3.4 We now revert back to the contention of the learned D.R. for Revenue that in view of the provisions of section 292BB of the Act, even though admittedly the notice issued under section 143A of the Act dated 05.10.2009 was not warranted and wrongly issued in the facts and circumstances of the case, the fact that the assessee appeared/cooperated in assessment proceedings, without raising any objection about the notice before completion of assessment proceedings, precludes it from taking any objection in this regard in any proceedings under the Act. With due respect we are unable to agree or concur with this proposition/contention put forth by the learned D.R. The provisions of section 292BB of the Act read as under: –

“Notice deemed to be valid in certain circumstances.

292BB. Where an assessee has appeared in any proceeding or co­operated in any inquiry relating to an assessment or reassessment, it shall be deemed that any notice under any provision of this Act, which is required to be served upon him, has been duly served upon him in time in accordance with the provisions of this Act and such assessee shall be precluded from taking any objection in any proceeding or inquiry under this Act that the notice was

(a) not served upon him; or

(b) not served upon him in time; or

(c) served upon him in an improper manner:

Provided that nothing contained in this section shall apply where the assessee has raised such objection before the completion of such assessment or reassessment.”

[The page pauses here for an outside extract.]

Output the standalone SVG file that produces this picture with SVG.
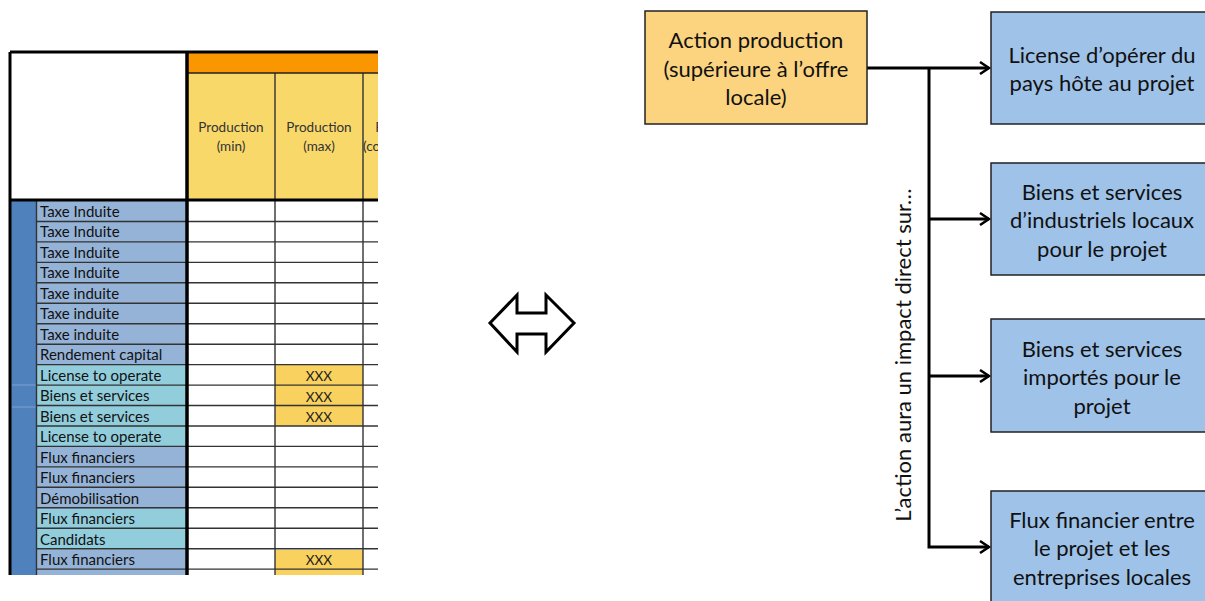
<svg xmlns="http://www.w3.org/2000/svg" width="1205" height="601" viewBox="0 0 1205 601">
<style>
.lbl{font-family:Lato,"Liberation Sans",sans-serif;font-size:15px;fill:#111}
.hdr{font-family:Lato,"Liberation Sans",sans-serif;font-size:13.5px;fill:#333;text-anchor:middle}
.xxx{font-family:Lato,"Liberation Sans",sans-serif;font-size:13.5px;fill:#222;text-anchor:middle}
.big{font-family:Lato,"Liberation Sans",sans-serif;font-size:22px;fill:#111;text-anchor:middle}
.grid{stroke:#333;stroke-width:1.4}
.blue{fill:#95B3D7}
.cyan{fill:#92CDDC}
.node{stroke:#222;stroke-width:1.5}
.conn{fill:none;stroke:#000;stroke-width:3}
</style>
<defs>
<clipPath id="tc"><rect x="0" y="0" width="378" height="575"/></clipPath>
<marker id="ah" markerUnits="userSpaceOnUse" markerWidth="14" markerHeight="14" viewBox="0 0 14 14" refX="11" refY="7" orient="auto">
<path d="M2,1 L11,7 L2,13" fill="none" stroke="#000" stroke-width="2.5"/>
</marker>
</defs>
<rect width="1205" height="601" fill="#fff"/>
<g id="table" clip-path="url(#tc)">
<rect x="10" y="52" width="176" height="148" fill="#fff"/>
<rect x="186" y="52" width="200" height="21" fill="#FA9600"/>
<rect x="186" y="73" width="200" height="127" fill="#F9D86A"/>
<rect x="10" y="200" width="27" height="380" fill="#4F81BD"/>
<line x1="12" y1="385" x2="36" y2="385" stroke="#7FA0CF" stroke-width="1"/>
<line x1="12" y1="407" x2="36" y2="407" stroke="#7FA0CF" stroke-width="1"/>
<g id="labels">
<rect class="blue" x="37" y="201" width="149" height="164"/>
<rect class="cyan" x="37" y="365" width="149" height="82"/>
<rect class="blue" x="37" y="447" width="149" height="62"/>
<rect class="cyan" x="37" y="509" width="149" height="41"/>
<rect class="blue" x="37" y="550" width="149" height="30"/>
</g>
<rect x="275" y="365" width="88" height="61" fill="#F9D15E"/>
<rect x="275" y="550" width="88" height="30" fill="#F9D15E"/>
<g id="gridlines">
<line class="grid" x1="37" y1="221.5" x2="378" y2="221.5"/>
<line class="grid" x1="37" y1="241.9" x2="378" y2="241.9"/>
<line class="grid" x1="37" y1="262.4" x2="378" y2="262.4"/>
<line class="grid" x1="37" y1="282.8" x2="378" y2="282.8"/>
<line class="grid" x1="37" y1="303.3" x2="378" y2="303.3"/>
<line class="grid" x1="37" y1="323.7" x2="378" y2="323.7"/>
<line class="grid" x1="37" y1="344.2" x2="378" y2="344.2"/>
<line class="grid" x1="37" y1="364.6" x2="378" y2="364.6"/>
<line class="grid" x1="37" y1="385.1" x2="378" y2="385.1"/>
<line class="grid" x1="37" y1="405.5" x2="378" y2="405.5"/>
<line class="grid" x1="37" y1="426" x2="378" y2="426"/>
<line class="grid" x1="37" y1="446.4" x2="378" y2="446.4"/>
<line class="grid" x1="37" y1="466.9" x2="378" y2="466.9"/>
<line class="grid" x1="37" y1="487.3" x2="378" y2="487.3"/>
<line class="grid" x1="37" y1="507.8" x2="378" y2="507.8"/>
<line class="grid" x1="37" y1="528.2" x2="378" y2="528.2"/>
<line class="grid" x1="37" y1="548.7" x2="378" y2="548.7"/>
<line class="grid" x1="37" y1="569.1" x2="378" y2="569.1"/>
<line class="grid" x1="275" y1="73" x2="275" y2="580"/>
<line class="grid" x1="363" y1="73" x2="363" y2="580"/>
<line class="grid" x1="36.5" y1="200" x2="36.5" y2="580"/>
<line x1="186" y1="73" x2="378" y2="73" stroke="#222" stroke-width="1.5"/>
</g>
<g id="borders" stroke="#000" fill="none">
<line x1="10" y1="52" x2="10" y2="580" stroke-width="3"/>
<line x1="10" y1="52" x2="378" y2="52" stroke-width="3"/>
<line x1="187" y1="52" x2="187" y2="580" stroke-width="3.5"/>
<line x1="10" y1="200" x2="378" y2="200" stroke-width="3"/>
</g>
<g id="hdrtext">
<text class="hdr" x="231" y="132">Production</text>
<text class="hdr" x="231" y="151">(min)</text>
<text class="hdr" x="319" y="132">Production</text>
<text class="hdr" x="319" y="151">(max)</text>
<text class="hdr" x="408" y="132">Production</text>
<text class="hdr" x="410" y="151">(consommation)</text>
</g>
<g id="rowtext">
<text class="lbl" x="40" y="216.5">Taxe Induite</text>
<text class="lbl" x="40" y="237">Taxe Induite</text>
<text class="lbl" x="40" y="257.5">Taxe Induite</text>
<text class="lbl" x="40" y="278">Taxe Induite</text>
<text class="lbl" x="40" y="298.5">Taxe induite</text>
<text class="lbl" x="40" y="319">Taxe induite</text>
<text class="lbl" x="40" y="339.5">Taxe induite</text>
<text class="lbl" x="40" y="360">Rendement capital</text>
<text class="lbl" x="40" y="380.5">License to operate</text>
<text class="lbl" x="40" y="401">Biens et services</text>
<text class="lbl" x="40" y="421.5">Biens et services</text>
<text class="lbl" x="40" y="442">License to operate</text>
<text class="lbl" x="40" y="462.5">Flux financiers</text>
<text class="lbl" x="40" y="483">Flux financiers</text>
<text class="lbl" x="40" y="503.5">Démobilisation</text>
<text class="lbl" x="40" y="524">Flux financiers</text>
<text class="lbl" x="40" y="544.5">Candidats</text>
<text class="lbl" x="40" y="565">Flux financiers</text>
<text class="xxx" x="319" y="380.5">XXX</text>
<text class="xxx" x="319" y="401.5">XXX</text>
<text class="xxx" x="319" y="421.5">XXX</text>
<text class="xxx" x="319" y="565">XXX</text>
</g>
</g>
<g id="double-arrow">
<polygon points="490,323 517,295 517,313 546,313 546,295 574,323 546,352 546,334 517,334 517,352" fill="#fff" stroke="#000" stroke-width="3" stroke-linejoin="miter"/>
</g>
<g id="connectors">
<path class="conn" d="M867,68 H989" marker-end="url(#ah)"/>
<path class="conn" d="M929,68 V547 H989" marker-end="url(#ah)"/>
<path class="conn" d="M929,219 H989" marker-end="url(#ah)"/>
<path class="conn" d="M929,376 H989" marker-end="url(#ah)"/>
<text class="big" x="911" y="355" transform="rotate(-90 911 355)">L’action aura un impact direct sur…</text>
</g>
<g id="action">
<rect class="node" x="645" y="11" width="222" height="113" fill="#FCD47F"/>
<text class="big" x="756" y="48">Action production</text>
<text class="big" x="756" y="77">(supérieure à l’offre</text>
<text class="big" x="756" y="105">locale)</text>
</g>
<g id="license">
<rect class="node" x="991" y="12" width="222" height="112" fill="#9EC2E8"/>
<text class="big" x="1102" y="63">License d’opérer du</text>
<text class="big" x="1102" y="91">pays hôte au projet</text>
</g>
<g id="biens-locaux">
<rect class="node" x="991" y="163" width="222" height="112" fill="#9EC2E8"/>
<text class="big" x="1102" y="200">Biens et services</text>
<text class="big" x="1102" y="228">d’industriels locaux</text>
<text class="big" x="1102" y="257">pour le projet</text>
</g>
<g id="biens-importes">
<rect class="node" x="991" y="319" width="222" height="113" fill="#9EC2E8"/>
<text class="big" x="1102" y="357">Biens et services</text>
<text class="big" x="1102" y="385">importés pour le</text>
<text class="big" x="1102" y="414">projet</text>
</g>
<g id="flux">
<rect class="node" x="991" y="491" width="222" height="120" fill="#9EC2E8"/>
<text class="big" x="1102" y="528">Flux financier entre</text>
<text class="big" x="1102" y="556">le projet et les</text>
<text class="big" x="1102" y="585">entreprises locales</text>
</g>
</svg>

From a plain reading of Section 292BB (supra), it is clear that it provides for certain circumstances in which a notice is deemed to be valid. These are where a notice for assessment/reassessment was:

(i) not been served upon the assessee;

(ii) not been served upon him in time;

(iii) served upon him in an improper manner.

As per this section, the assessee is precluded from raising any objection in this regard in any proceeding under the Act, if the assessee has appeared in or cooperated in such assessment/inquiry proceeding. This proposition, however, is triggered and holds good/becomes applicable only if the said notice is required to be served upon him. In our considered view, the said notice under section 153A of the Act dated 05.10.2009 issued to the assessee for A.Y. 2008-09, in order to enable the AO to assume valid jurisdiction for making the assessment thereunder, was not the notice that was required to be issued by the AO in the case on hand as it is clearly and undisputedly established that no search under section 132 of the Act was carried out at the assessee’s premises on 24.02.2009 as stated by the assessee. Since it is clearly evident that the notice required to be issued for the assessee was not the one issued under section 153A of the Act for A.Y. 2008-09, as was admittedly issued by the AO in the case on hand, the provisions of section 292BB of the Act would not, in our considered view, come to the rescue of Revenue. We accordingly reject this argument put forth by the learned D.R.

Held: The Hon’ble ITAT held that in absence of any warrant of authorization to search the assessee’s premises u/s 132 of the Act, the AO has no jurisdiction to issue the notice u/s 153A of the Act, thereby rendering it invalid and consequently the assessment order passed u/s 143(3) r.w.s 153A of the Act is also held to be void ab initio and accordingly cancelled.